While a judge can order an alternative possession schedule, a judge will only do so if he or she finds that the alternative possession schedule is in the best interests of the child. Every decision a judge makes that affects a child in a divorce case is governed by the best interests of the child standard.
The means that a parent seeking an alternative possession schedule at trial (and not in agreement with the opposing parent) must demonstrate to the court that the alternative schedule will have a positive impact on the child and not just be a benefit to the parent requesting the alternative schedule.
This usually requires demonstrating 3 key points. First, that both parents were very involved in their child’s life before the divorce. Second, that the child could suffer some feeling of detachment or emotional harm if one parent is suddenly withdrawn from frequent involvement in their life. And third, that the possession schedule you propose will not have an adverse impact on the child’s life.
How a judge decides whether an alternative schedule is in a child’s best interest based on the specific facts of your case will vary based on the judge’s personal experience and beliefs.
What Are 50/50 Alternative Possession Schedules?
There is a presumption under Texas law that the parent who does not have primary custody, meaning the right to designate the child’s primary residence, should have a minimum amount of possession and access to the child. This minimum amount is set out in the Standard Possession Order.
The key to remember is that this is the minimum amount of possession that a non-primary parent should have. Anything more than the Standard Possession Order is considered an alternative possession schedule. For purposes of this discussion I am going to focus on alternative possession schedules that approximate 50/50 periods of possession.
Over time, Texas lawyers developed several common alternative possession schedules to arrive at a 50/50 possession schedule.
These options include:
- 2-2-3 Alternating Schedule
- 5-2 Wrap Schedule
- Alternating Weeks
- Alternating Weeks With A Weeknight
I will review each of these schedules in more detail below.
2-2-3 Alternative Possession Schedule
The 2-2-3 alternating possession schedule is unique in that it allows a parent to never go more than 3 days without seeing their child. There are of course exceptions for extended holiday periods of possession.
Here is how it works. The first week, Mother has possession on Monday and Tuesday as well as Friday, Saturday, and Sunday. Father has possession on Wednesday and Thursday.
The second week, all of those days are switched. This means that the Father has possession on Monday and Tuesday as well as Friday, Saturday and Sunday during the second week. Mother has possession on Wednesday and Thursday the second week.
When a holiday period of possession interrupts this schedule, which ever parent did not have possession during the holiday period gets possession the following weekend. This restarts the alternating schedule.
5-2 Wrap Alternative Possession Schedule
The 5-2 wrap is another alternative schedule short of a full week on/week off schedule. In this schedule, Mother will always have possession on Monday and Tuesday of each week. Father will always have possession on Wednesday and Thursday of each week. These are each parent’s 2 day periods.

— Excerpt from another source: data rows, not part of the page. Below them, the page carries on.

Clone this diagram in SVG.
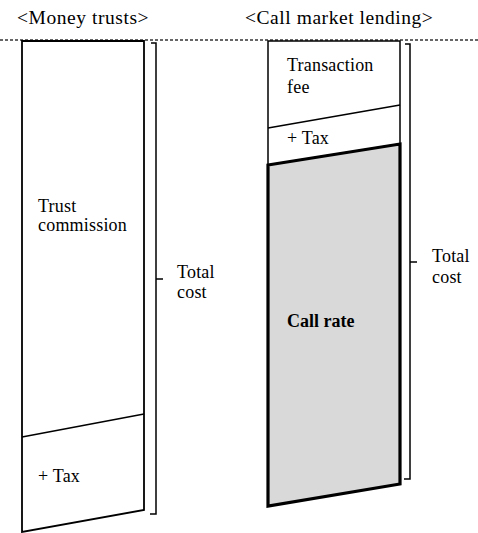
<svg xmlns="http://www.w3.org/2000/svg" width="478" height="533" viewBox="0 0 478 533">
<style>
.h{font-size:19.5px;letter-spacing:0.55px}
.t{font-size:18px;letter-spacing:0.2px}
.b{font-size:18px;font-weight:bold}
.ln{fill:none;stroke:#000;stroke-width:1.5}
</style>
<rect width="478" height="533" fill="#fff"/>
<line x1="0" y1="40" x2="478" y2="40" stroke="#666" stroke-width="2" stroke-dasharray="3,2"/>
<g font-family="Liberation Serif, Tinos, Times New Roman, DejaVu Serif, serif" fill="#000">
<text class="h" x="17" y="24">&lt;Money trusts&gt;</text>
<text class="h" x="245" y="24">&lt;Call market lending&gt;</text>
<g id="money-trusts">
<polygon points="22,41 144,41 144,510 22,532" fill="#fff" stroke="#000" stroke-width="1.8"/>
<line x1="22" y1="437" x2="144" y2="414" stroke="#000" stroke-width="1.5"/>
<text class="t" x="38" y="212">Trust</text>
<text class="t" x="38" y="231">commission</text>
<text class="t" x="38" y="482">+ Tax</text>
</g>
<g id="call-market">
<polygon points="268,41 400,41 400,144 268,165" fill="#fff" stroke="#000" stroke-width="1.5"/>
<line x1="268" y1="128" x2="400" y2="105" stroke="#000" stroke-width="1.5"/>
<polygon points="268,165 400,144 400,484 268,506" fill="#d9d9d9" stroke="#000" stroke-width="3.2" stroke-linejoin="miter"/>
<text class="t" x="287" y="71">Transaction</text>
<text class="t" x="287" y="93">fee</text>
<text class="t" x="287" y="144">+ Tax</text>
<text class="b" x="287" y="327">Call rate</text>
</g>
<g id="connectors">
<path class="ln" d="M151,43 H156 V514 H150 M156,279 H163"/>
<path class="ln" d="M405,44 H410 V479 H404 M410,262 H417"/>
</g>
<g id="total-left">
<text class="t" x="177" y="278">Total</text>
<text class="t" x="177" y="298">cost</text>
</g>
<g id="total-right">
<text class="t" x="432" y="262">Total</text>
<text class="t" x="432" y="283">cost</text>
</g>
</g>
</svg>
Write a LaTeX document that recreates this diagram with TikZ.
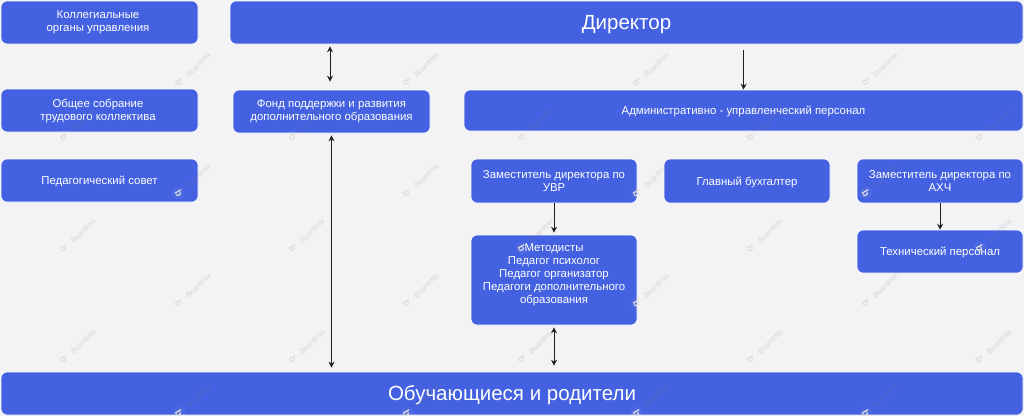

The parents then alternate each weekend. This has the effect of extending each parent’s 2 day period into a 5 day period every other week. When Mother has a weekend period of possession, it extends from that Friday to the following Tuesday. When father has a weekend period of possession it starts on the prior Wednesday and goes through Sunday.
Again, when a holiday period of possession interrupts this schedule, the parties pick up with the other parent having the first weekend of possession after the holiday period.
This alternative possession schedule is as simple as it gets. Mother has possession for one week. Then Father has possession the next week.
We usually set the exchange of possession on a Sunday evening, but it can be any day of the week or weekend.
When a holiday period of possession interrupts this schedule, the parties simply pick up with the other parent beginning their week of possession after the holiday period ends.
Alternating Weeks With A Weeknight
This alternative possession schedule is similar to the alternating week schedule above with one key difference. The parent who does not have possession for the week gets one weeknight, usually a Wednesday or Thursday, to have possession of the child.
This avoids a parent going a full week without seeing their child.
Again, when a holiday period of possession interrupts this schedule, the parties simply pick up with the other parent beginning their week of possession after the holiday period ends.